There are also questions over whether a lot of the plastic we put into our waste collections is actually recycled. Some, if rejected or not recycled locally, will head to landfill where it will sit forevermore.
Why won’t more companies switch to aluminium? Well, plastic is very cheap to produce, and some machines may also not accept other materials.
If your coffee pod is compostable at home, it is usually made from biopolymers which at the moment are very carbon-heavy to produce. This can outweigh the benefits of the end of their life.
If the user composts them than that is great. But if not, they will most definitely go to landfill and while they won’t be there for as long as plastic or other materials, it still adds to the pile. Some claim to be around for about six months, which is a vast improvement on the hundreds of years it would take for a plastic pod to break down.
But a recent study actually revealed that only around 5% of compostable pods are not thrown into the main rubbish collection, because most pod coffee drinkers are thought to be busy city-dwellers with no appropriate composting ability.

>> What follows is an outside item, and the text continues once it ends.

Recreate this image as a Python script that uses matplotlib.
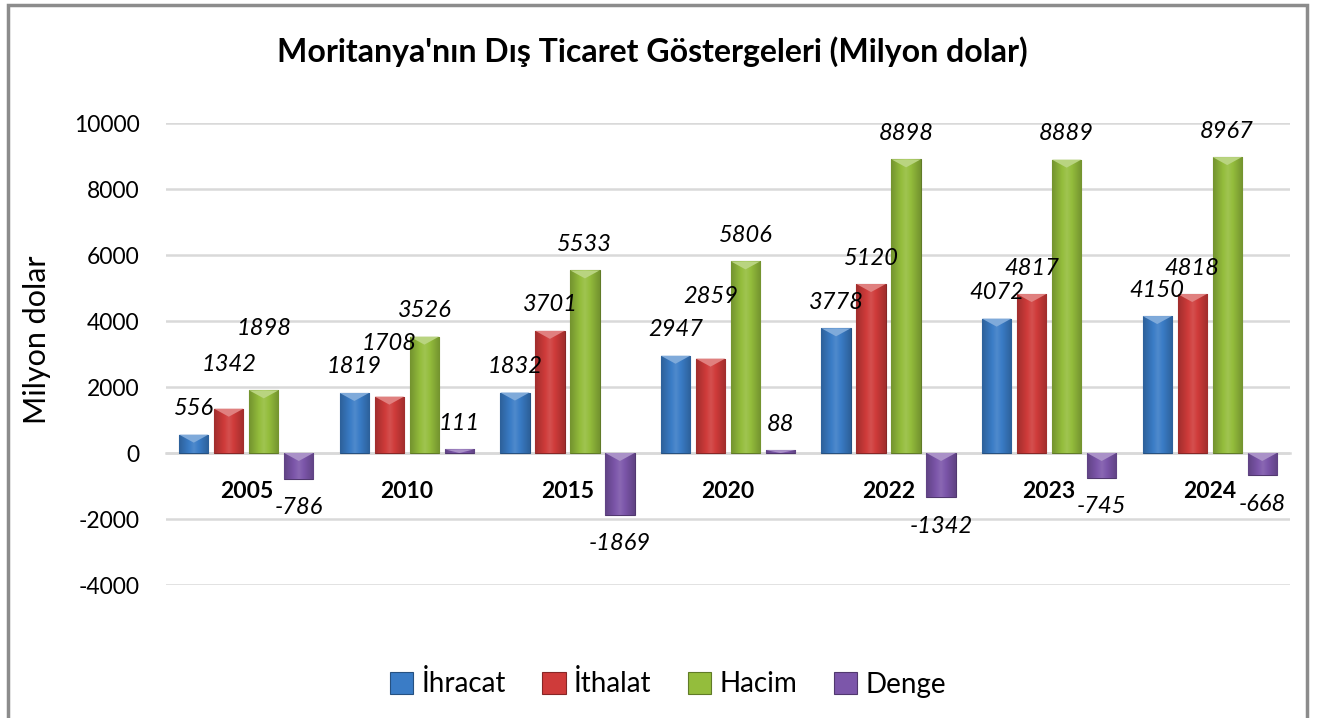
import numpy as np
import matplotlib
matplotlib.use("Agg")
import matplotlib.pyplot as plt
from matplotlib.colors import to_rgb
from matplotlib.patches import Rectangle, Polygon

years = ["2005", "2010", "2015", "2020", "2022", "2023", "2024"]
ihracat = [556, 1819, 1832, 2947, 3778, 4072, 4150]
ithalat = [1342, 1708, 3701, 2859, 5120, 4817, 4818]
hacim = [1898, 3526, 5533, 5806, 8898, 8889, 8967]
denge = [-786, 111, -1869, 88, -1342, -745, -668]

series_names = ["İhracat", "İthalat", "Hacim", "Denge"]
series_values = [ihracat, ithalat, hacim, denge]
colors = ["#3a7cc6", "#cf3b3a", "#94bd3c", "#7c56aa"]

# labels that were moved by hand in the original (series, year) -> lift in px
label_lift = {(1, 0): 44, (2, 0): 62, (1, 1): 53, (1, 3): 62}

plt.rcParams["font.family"] = ["Lato", "DejaVu Sans"]
plt.rcParams["axes.unicode_minus"] = False

fig = plt.figure(figsize=(13.17, 7.18), dpi=100)
ax = fig.add_axes([166 / 1317, 133 / 718, 1124 / 1317, 462 / 718])

ax.set_ylim(-4000, 10000)
ax.set_xlim(-0.5, len(years) - 0.5)
ax.set_yticks(np.arange(-4000, 10001, 2000))
ax.grid(axis="y", color="#d9d9d9", linewidth=1.8)
ax.set_axisbelow(True)
for s in ["top", "right", "left"]:
    ax.spines[s].set_visible(False)
ax.spines["bottom"].set_position(("data", 0))
ax.spines["bottom"].set_color("#d9d9d9")
ax.spines["bottom"].set_linewidth(1.8)

x = np.arange(len(years))
step = 0.218
width = 0.182


def shade(c, f):
    r = np.array(to_rgb(c))
    if f < 0:
        return tuple(r * (1 + f))
    return tuple(r + (1 - r) * f)


px = 14000 / 462  # data units per pixel

for i, (name, vals, col) in enumerate(zip(series_names, series_values, colors)):
    xs = x + (i - 1.5) * step
    bars = ax.bar(xs, vals, width, color=col, edgecolor=shade(col, -0.35),
                  linewidth=0.8, label=name, zorder=3)
    grad = np.array([shade(col, f) for f in np.concatenate(
        [np.linspace(-0.22, 0.1, 20), np.linspace(0.1, -0.22, 20)])])[None, :, :]
    for j, b in enumerate(bars):
        x0, w = b.get_x(), b.get_width()
        y0, h = b.get_y(), b.get_height()
        im = ax.imshow(grad, extent=(x0, x0 + w, y0, y0 + h), aspect="auto",
                       zorder=3.5, interpolation="bicubic")
        im.set_clip_path(b)
        top = max(y0, y0 + h)
        bev = min(8 * px, abs(h))
        ax.add_patch(Polygon([(x0, top), (x0 + w, top), (x0 + w / 2, top - bev)],
                             closed=True, facecolor=shade(col, 0.35),
                             edgecolor="none", zorder=4))
        v = vals[j]
        lift = label_lift.get((i, j), 26)
        ax.annotate(str(v), (b.get_x() + w / 2, v),
                    xytext=(0, lift if v >= 0 else -29), textcoords="offset pixels",
                    ha="center", va="center", fontsize=17, fontstyle="italic",
                    zorder=5)

ax.set_xticks(x)
ax.set_xticklabels(years, fontsize=16.5, fontweight="bold")
ax.tick_params(axis="x", length=0, pad=20)
ax.tick_params(axis="y", length=0, pad=19, labelsize=16.5)

ax.set_ylabel("Milyon dolar", fontsize=22)
ax.yaxis.set_label_coords(-0.102, 0.53)

fig.text(652 / 1317, 1 - 52 / 718, "Moritanya'nın Dış Ticaret Göstergeleri (Milyon dolar)",
         ha="center", va="center", fontsize=23, fontweight="bold")

handles, labels = ax.get_legend_handles_labels()
fig.legend(handles, labels, loc="center", bbox_to_anchor=(668 / 1317, 1 - 684 / 718),
           ncol=4, frameon=False, fontsize=20, handlelength=0.85, handleheight=0.85,
           handletextpad=0.3, columnspacing=1.3)

fig.patches.append(Rectangle((8 / 1317, -0.1), 1299 / 1317, 1.1 - 5 / 718,
                             transform=fig.transFigure, fill=False,
                             edgecolor="#8c8c8c", linewidth=2.5))

fig.savefig("out.png", dpi=100)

The other big downside to compostable pods is actually their porousness. None exist which have a complete oxygen barrier, so they have to be consumed soon after their roasting and packaging. This does, of course, put a strain on both the user and the pod company.
You should still go for them if you have the choice between these and plastic, but just remember that you still need to deal with them in a suitable way.
These are a good option, but the big issue is that many won’t fit most pod machines. They are often standard sizes for the most common pod machines on the market, such as Nespresso, so anybody with something different could struggle. Some manufacturers are starting to make dedicated reusable pods but this can restrict you with choice and price.
How good they are can also depend on the material used. Any plastic pods won’t last forever, so while you may get around a dozen uses out of it, they will eventually end up in waste again. But some are metal,
Buying ground coffee is also much cheaper for the user than buying pods. But, the price of buying a reusable capsule can be anywhere from £2 to £20+.
Is Pod Coffee That Bad For The Planet, Then?
Well, as you have read, pods can usually be recycled or composted. At least, if you have a big brand machine or if you are just preparing to buy a coffee pod machine, you can make a good basis of judgement based on whether you feel this is the most important thing about your new coffee machine.
A pod machine will only heat the amount of water required. It delivers a single serving/mug of coffee, so none should be wasted or left undrunk. And, Nespresso® machines have a smaller total carbon lifecycle than any other fresh brew method. Even instant falls below this, as boiling the kettle once actually makes more of a carbon footprint than making your entire jar of granules!
So, pod coffee won’t save the planet, but it actually shouldn’t get as bad a rap as it used to, especially given the vast improvements which have been made in the past few years.